▶ **TASK INSTRUCTIONS**
From the first line of the data below through the line bearing "const binWidth = 5;", reproduce each line exactly; do not include pictures.

▶ **MATERIAL**
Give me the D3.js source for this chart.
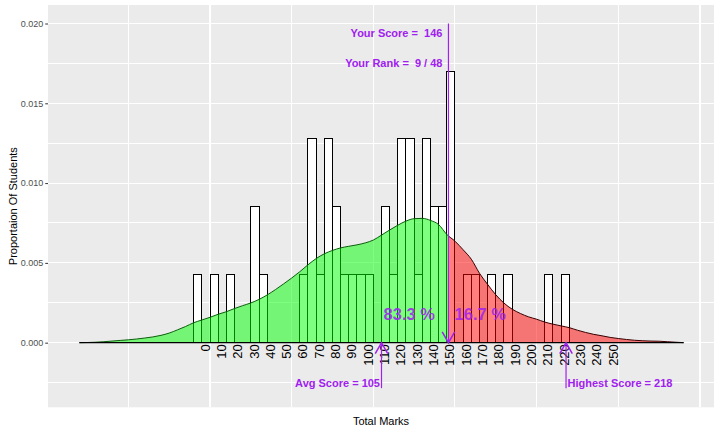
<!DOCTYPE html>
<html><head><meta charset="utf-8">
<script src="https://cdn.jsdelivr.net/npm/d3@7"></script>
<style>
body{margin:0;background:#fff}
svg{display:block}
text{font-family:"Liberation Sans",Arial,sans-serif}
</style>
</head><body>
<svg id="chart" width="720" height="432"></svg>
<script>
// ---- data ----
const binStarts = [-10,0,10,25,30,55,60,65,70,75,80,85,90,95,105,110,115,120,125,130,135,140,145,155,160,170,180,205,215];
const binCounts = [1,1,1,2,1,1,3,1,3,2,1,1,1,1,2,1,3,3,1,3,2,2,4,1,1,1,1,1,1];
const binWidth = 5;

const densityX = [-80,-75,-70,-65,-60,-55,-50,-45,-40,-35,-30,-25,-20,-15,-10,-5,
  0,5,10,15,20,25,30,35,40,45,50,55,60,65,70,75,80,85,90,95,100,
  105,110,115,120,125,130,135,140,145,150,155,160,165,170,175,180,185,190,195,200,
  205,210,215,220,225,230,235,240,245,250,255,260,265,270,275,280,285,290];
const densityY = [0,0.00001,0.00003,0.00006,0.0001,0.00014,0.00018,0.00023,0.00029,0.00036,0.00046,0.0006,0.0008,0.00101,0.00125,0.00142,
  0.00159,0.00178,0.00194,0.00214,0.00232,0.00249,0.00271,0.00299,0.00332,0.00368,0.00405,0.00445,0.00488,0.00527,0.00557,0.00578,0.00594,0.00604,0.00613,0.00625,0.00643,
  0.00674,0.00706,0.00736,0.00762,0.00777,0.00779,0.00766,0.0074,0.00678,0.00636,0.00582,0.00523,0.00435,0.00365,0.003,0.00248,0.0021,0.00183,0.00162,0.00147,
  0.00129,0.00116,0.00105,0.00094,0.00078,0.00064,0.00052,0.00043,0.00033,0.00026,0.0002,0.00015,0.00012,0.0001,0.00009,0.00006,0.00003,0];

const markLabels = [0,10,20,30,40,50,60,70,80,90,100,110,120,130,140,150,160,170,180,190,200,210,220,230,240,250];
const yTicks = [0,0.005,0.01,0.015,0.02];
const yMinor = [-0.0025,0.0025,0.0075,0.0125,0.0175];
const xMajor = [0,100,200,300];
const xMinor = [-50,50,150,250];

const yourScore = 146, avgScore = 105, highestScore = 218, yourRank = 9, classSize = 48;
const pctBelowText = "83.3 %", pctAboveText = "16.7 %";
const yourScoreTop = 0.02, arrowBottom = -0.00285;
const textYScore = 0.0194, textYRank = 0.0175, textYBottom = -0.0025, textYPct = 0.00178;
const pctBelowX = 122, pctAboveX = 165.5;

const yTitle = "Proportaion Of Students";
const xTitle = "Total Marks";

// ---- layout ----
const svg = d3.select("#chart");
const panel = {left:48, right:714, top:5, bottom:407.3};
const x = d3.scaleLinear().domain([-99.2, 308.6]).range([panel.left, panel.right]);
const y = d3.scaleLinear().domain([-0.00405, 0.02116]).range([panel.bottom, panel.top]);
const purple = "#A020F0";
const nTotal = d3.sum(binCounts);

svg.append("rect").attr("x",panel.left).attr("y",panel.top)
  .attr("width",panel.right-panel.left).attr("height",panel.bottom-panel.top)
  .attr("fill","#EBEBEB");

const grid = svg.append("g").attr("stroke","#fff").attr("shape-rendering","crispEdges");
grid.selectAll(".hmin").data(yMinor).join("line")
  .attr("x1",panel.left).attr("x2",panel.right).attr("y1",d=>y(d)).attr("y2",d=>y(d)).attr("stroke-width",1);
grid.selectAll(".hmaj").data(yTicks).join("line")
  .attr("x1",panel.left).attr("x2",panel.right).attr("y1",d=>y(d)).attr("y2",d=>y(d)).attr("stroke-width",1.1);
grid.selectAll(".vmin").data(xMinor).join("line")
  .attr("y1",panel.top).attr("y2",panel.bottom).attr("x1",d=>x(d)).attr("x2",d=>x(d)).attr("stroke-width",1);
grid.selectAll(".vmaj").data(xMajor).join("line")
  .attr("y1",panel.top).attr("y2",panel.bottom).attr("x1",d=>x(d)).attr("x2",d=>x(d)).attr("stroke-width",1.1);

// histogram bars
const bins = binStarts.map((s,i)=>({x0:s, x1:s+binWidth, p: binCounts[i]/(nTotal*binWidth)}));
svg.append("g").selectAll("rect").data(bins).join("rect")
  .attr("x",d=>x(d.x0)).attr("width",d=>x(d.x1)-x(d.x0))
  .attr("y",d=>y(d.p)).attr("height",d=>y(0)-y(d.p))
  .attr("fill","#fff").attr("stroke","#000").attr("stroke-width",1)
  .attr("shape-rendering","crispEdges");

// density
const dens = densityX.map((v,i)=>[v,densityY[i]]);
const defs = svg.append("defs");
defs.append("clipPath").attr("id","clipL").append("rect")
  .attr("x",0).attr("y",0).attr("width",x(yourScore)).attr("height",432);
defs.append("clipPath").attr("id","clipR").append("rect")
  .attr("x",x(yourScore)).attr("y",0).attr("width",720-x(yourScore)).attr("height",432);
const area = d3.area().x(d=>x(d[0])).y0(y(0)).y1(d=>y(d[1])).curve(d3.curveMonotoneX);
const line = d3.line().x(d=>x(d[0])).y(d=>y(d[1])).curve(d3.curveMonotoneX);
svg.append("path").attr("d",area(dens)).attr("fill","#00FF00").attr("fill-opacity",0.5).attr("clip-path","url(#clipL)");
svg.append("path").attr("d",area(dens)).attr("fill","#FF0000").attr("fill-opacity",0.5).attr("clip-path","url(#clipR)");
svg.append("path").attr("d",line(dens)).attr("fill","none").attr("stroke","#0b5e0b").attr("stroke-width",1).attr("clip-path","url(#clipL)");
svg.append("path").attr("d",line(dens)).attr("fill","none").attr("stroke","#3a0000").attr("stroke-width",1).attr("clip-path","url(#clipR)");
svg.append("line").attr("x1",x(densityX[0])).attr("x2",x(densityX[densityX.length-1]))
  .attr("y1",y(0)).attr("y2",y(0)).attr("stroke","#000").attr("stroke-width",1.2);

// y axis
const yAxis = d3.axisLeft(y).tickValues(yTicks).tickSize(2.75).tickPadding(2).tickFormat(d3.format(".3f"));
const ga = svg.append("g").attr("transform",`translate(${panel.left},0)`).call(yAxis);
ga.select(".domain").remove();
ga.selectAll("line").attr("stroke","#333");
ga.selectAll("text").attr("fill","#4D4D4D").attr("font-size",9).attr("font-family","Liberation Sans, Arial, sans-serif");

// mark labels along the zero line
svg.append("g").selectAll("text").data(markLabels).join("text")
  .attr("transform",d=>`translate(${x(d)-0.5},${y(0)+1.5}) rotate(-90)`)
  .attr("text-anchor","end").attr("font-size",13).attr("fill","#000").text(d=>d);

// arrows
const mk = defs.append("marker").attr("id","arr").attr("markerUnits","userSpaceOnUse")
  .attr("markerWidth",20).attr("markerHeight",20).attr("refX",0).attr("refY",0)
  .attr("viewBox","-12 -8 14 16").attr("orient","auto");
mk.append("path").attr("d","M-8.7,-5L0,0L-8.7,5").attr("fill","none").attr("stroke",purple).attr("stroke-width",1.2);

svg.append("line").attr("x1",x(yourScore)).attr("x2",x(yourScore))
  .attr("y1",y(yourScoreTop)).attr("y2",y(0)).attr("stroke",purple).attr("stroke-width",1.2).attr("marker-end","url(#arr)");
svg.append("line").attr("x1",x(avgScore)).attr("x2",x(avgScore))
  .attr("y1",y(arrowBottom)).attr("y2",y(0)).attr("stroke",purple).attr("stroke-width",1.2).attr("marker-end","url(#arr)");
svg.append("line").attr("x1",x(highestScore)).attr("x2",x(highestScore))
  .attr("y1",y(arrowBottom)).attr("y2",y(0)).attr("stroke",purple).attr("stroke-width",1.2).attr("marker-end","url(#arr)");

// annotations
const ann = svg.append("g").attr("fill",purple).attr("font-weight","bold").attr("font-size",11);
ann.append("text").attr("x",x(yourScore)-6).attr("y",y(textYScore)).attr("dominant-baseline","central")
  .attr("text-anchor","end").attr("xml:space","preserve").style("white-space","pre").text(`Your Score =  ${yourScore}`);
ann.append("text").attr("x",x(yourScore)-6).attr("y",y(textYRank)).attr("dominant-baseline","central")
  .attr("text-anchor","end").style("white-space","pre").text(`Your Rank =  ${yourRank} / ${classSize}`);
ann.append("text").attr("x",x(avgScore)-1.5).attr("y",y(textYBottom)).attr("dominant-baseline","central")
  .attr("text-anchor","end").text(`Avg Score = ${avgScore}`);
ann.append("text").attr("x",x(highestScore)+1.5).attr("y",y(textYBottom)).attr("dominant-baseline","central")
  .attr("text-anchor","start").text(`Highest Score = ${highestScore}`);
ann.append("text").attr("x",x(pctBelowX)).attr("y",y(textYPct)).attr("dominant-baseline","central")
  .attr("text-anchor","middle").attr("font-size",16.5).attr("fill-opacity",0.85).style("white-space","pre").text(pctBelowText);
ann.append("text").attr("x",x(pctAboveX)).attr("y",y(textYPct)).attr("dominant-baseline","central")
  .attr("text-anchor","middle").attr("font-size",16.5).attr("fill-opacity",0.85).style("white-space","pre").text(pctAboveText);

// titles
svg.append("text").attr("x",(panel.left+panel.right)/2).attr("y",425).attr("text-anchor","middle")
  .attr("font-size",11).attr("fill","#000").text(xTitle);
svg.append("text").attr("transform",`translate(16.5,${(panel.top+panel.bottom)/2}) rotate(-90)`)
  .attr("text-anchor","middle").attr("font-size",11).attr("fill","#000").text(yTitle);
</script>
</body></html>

▶ **EXERCISE RESPONSE**
Give me the D3.js source for this chart.
<!DOCTYPE html>
<html><head><meta charset="utf-8">
<script src="https://cdn.jsdelivr.net/npm/d3@7"></script>
<style>
body{margin:0;background:#fff}
svg{display:block}
text{font-family:"Liberation Sans",Arial,sans-serif}
</style>
</head><body>
<svg id="chart" width="720" height="432"></svg>
<script>
// ---- data ----
const binStarts = [-10,0,10,25,30,55,60,65,70,75,80,85,90,95,105,110,115,120,125,130,135,140,145,155,160,170,180,205,215];
const binCounts = [1,1,1,2,1,1,3,1,3,2,1,1,1,1,2,1,3,3,1,3,2,2,4,1,1,1,1,1,1];
const binWidth = 5;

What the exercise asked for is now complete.